• DATA LINES:
━━━━━━━━━━━━━━━━━━━━
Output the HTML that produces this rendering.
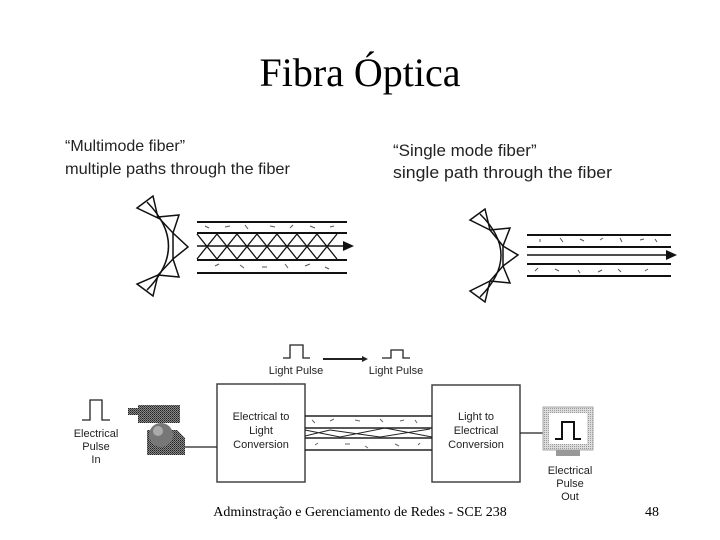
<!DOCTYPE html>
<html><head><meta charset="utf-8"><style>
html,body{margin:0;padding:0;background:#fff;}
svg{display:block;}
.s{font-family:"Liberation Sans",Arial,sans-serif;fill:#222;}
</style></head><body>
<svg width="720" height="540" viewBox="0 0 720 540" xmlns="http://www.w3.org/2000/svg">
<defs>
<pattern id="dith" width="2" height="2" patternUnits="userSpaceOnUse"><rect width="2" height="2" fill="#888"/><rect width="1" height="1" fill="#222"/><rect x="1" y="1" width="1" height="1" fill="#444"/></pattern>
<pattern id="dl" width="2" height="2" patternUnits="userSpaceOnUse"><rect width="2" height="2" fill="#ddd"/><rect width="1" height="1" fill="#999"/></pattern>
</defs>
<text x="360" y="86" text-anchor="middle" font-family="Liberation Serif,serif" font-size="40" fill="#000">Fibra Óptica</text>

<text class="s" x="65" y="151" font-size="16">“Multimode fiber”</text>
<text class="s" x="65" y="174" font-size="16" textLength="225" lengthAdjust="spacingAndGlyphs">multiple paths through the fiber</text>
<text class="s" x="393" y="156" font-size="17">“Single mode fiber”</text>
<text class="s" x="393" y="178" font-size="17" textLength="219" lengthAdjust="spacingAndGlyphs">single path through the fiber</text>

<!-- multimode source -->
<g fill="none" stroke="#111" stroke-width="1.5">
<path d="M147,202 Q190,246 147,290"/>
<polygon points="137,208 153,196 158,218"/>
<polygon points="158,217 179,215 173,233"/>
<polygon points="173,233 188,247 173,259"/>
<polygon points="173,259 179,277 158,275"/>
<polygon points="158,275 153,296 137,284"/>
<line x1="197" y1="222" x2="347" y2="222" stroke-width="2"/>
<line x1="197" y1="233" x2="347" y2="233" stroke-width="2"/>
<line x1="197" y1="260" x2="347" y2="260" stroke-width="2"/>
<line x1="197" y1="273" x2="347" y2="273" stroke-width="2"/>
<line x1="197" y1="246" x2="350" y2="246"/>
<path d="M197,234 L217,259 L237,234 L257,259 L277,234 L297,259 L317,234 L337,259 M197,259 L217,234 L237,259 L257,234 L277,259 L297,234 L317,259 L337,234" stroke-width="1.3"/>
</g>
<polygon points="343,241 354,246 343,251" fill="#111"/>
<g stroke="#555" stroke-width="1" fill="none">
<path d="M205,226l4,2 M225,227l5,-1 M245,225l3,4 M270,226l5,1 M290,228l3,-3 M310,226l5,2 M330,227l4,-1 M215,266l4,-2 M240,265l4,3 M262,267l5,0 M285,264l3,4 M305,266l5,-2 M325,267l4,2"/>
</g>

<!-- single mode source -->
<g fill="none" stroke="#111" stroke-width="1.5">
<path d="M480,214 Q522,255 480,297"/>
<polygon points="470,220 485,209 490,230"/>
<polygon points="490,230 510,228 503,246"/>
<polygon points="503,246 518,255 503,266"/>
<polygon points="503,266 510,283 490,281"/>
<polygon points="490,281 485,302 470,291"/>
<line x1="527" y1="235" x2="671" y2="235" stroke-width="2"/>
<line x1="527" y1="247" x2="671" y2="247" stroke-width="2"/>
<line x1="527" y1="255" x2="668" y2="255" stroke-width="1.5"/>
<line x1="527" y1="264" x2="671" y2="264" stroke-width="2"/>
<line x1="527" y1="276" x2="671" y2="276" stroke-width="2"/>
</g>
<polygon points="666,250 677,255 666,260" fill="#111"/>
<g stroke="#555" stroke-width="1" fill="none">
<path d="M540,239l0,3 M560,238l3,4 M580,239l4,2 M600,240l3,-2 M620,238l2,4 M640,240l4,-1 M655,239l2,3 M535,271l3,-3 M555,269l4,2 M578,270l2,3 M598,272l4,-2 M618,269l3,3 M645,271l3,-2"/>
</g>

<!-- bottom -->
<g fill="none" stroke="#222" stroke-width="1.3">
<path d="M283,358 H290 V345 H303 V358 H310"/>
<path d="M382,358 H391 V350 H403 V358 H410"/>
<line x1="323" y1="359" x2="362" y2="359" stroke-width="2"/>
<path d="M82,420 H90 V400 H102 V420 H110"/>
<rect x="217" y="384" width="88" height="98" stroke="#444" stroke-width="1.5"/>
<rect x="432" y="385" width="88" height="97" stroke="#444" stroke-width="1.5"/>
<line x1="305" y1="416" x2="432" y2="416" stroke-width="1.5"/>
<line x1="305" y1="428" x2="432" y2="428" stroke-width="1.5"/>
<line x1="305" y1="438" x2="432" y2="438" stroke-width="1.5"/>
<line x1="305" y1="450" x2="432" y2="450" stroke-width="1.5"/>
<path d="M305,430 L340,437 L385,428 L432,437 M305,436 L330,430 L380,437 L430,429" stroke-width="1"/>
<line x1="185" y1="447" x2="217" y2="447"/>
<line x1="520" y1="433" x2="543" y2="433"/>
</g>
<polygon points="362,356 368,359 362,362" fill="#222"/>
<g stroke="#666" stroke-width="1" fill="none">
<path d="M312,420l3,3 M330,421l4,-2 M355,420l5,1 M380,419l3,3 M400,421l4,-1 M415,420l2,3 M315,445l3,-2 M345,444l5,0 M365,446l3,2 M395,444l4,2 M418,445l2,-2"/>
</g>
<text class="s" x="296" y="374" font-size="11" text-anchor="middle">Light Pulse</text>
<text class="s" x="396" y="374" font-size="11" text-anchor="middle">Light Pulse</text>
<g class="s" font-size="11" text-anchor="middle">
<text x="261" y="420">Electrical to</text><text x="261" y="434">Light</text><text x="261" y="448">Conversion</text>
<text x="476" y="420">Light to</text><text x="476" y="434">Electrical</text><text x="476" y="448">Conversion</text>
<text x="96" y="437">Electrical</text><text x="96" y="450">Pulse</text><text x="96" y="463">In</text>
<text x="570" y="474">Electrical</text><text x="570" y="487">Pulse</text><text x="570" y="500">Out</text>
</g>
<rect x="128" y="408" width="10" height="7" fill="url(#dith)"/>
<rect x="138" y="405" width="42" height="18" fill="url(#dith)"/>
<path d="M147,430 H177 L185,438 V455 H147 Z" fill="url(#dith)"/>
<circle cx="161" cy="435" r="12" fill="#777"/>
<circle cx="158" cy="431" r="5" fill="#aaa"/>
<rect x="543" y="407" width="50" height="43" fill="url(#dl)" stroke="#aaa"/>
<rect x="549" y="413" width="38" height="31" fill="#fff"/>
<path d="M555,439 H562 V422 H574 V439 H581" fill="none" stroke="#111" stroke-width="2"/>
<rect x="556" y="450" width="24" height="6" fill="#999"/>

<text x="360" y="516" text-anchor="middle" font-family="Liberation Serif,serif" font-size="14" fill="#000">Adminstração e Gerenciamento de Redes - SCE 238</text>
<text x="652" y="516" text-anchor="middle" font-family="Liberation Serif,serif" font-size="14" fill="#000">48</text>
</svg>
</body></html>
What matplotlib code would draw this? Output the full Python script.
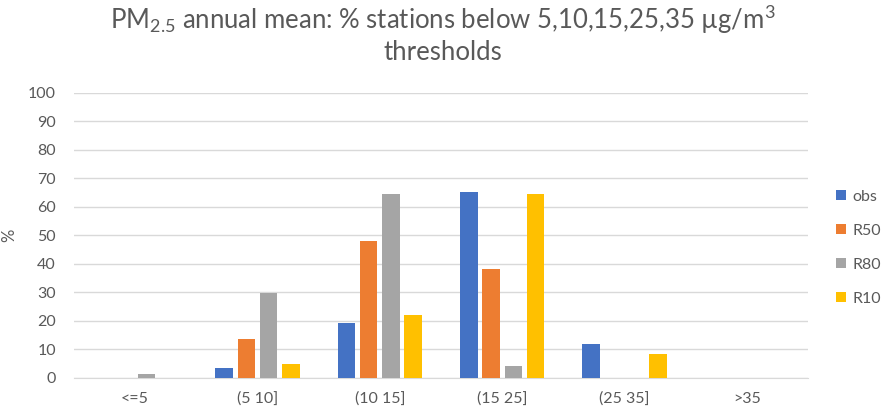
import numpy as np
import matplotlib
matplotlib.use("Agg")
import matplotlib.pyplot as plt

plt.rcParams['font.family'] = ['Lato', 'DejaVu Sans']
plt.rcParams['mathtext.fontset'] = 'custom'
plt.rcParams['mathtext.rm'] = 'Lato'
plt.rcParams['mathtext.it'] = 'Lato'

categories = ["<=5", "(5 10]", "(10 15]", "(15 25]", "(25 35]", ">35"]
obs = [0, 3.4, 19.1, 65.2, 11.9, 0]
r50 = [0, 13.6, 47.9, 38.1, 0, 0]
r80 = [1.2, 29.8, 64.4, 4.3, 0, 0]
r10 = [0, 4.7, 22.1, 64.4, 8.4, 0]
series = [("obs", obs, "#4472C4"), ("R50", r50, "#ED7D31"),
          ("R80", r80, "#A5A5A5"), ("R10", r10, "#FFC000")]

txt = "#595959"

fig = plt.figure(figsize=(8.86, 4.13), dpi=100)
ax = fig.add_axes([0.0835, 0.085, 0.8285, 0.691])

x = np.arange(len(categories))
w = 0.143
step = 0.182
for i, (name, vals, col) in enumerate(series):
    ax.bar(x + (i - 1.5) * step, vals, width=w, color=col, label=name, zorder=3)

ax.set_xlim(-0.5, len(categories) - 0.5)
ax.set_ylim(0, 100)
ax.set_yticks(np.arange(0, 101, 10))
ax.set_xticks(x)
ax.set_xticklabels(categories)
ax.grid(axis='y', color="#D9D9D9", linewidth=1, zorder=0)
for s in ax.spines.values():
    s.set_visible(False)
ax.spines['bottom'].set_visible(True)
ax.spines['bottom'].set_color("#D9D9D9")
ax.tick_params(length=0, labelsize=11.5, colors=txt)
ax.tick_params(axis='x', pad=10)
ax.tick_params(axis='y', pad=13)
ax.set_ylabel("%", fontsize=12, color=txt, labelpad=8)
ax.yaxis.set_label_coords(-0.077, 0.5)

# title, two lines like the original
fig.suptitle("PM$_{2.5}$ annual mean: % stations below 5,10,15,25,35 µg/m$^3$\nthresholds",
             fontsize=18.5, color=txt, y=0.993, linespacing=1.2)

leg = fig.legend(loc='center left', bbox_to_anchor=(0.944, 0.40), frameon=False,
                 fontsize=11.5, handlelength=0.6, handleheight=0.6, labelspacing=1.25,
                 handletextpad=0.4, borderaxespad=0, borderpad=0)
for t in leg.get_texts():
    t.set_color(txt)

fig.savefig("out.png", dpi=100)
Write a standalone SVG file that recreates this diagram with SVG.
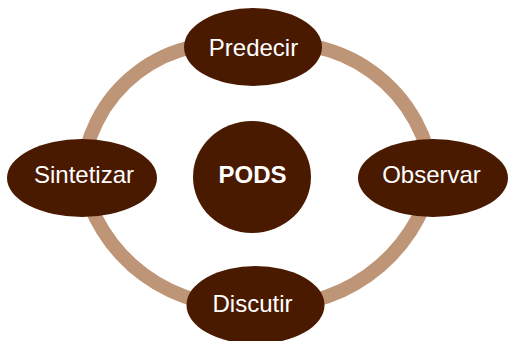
━━━━━━━━━━━━━━━━━━━━
• WHAT NEEDS TO BE DONE:
Would you restate, exactly and with no pictures, the lines of the entries above from the one containing "What matplotlib code" through the one containing "ax.bar(x + (i"?

• RESULT OF THIS EXERCISE:
What matplotlib code would draw this? Output the full Python script.
import numpy as np
import matplotlib
matplotlib.use("Agg")
import matplotlib.pyplot as plt

plt.rcParams['font.family'] = ['Lato', 'DejaVu Sans']
plt.rcParams['mathtext.fontset'] = 'custom'
plt.rcParams['mathtext.rm'] = 'Lato'
plt.rcParams['mathtext.it'] = 'Lato'

categories = ["<=5", "(5 10]", "(10 15]", "(15 25]", "(25 35]", ">35"]
obs = [0, 3.4, 19.1, 65.2, 11.9, 0]
r50 = [0, 13.6, 47.9, 38.1, 0, 0]
r80 = [1.2, 29.8, 64.4, 4.3, 0, 0]
r10 = [0, 4.7, 22.1, 64.4, 8.4, 0]
series = [("obs", obs, "#4472C4"), ("R50", r50, "#ED7D31"),
          ("R80", r80, "#A5A5A5"), ("R10", r10, "#FFC000")]

txt = "#595959"

fig = plt.figure(figsize=(8.86, 4.13), dpi=100)
ax = fig.add_axes([0.0835, 0.085, 0.8285, 0.691])

x = np.arange(len(categories))
w = 0.143
step = 0.182
for i, (name, vals, col) in enumerate(series):
    ax.bar(x + (i - 1.5) * step, vals, width=w, color=col, label=name, zorder=3)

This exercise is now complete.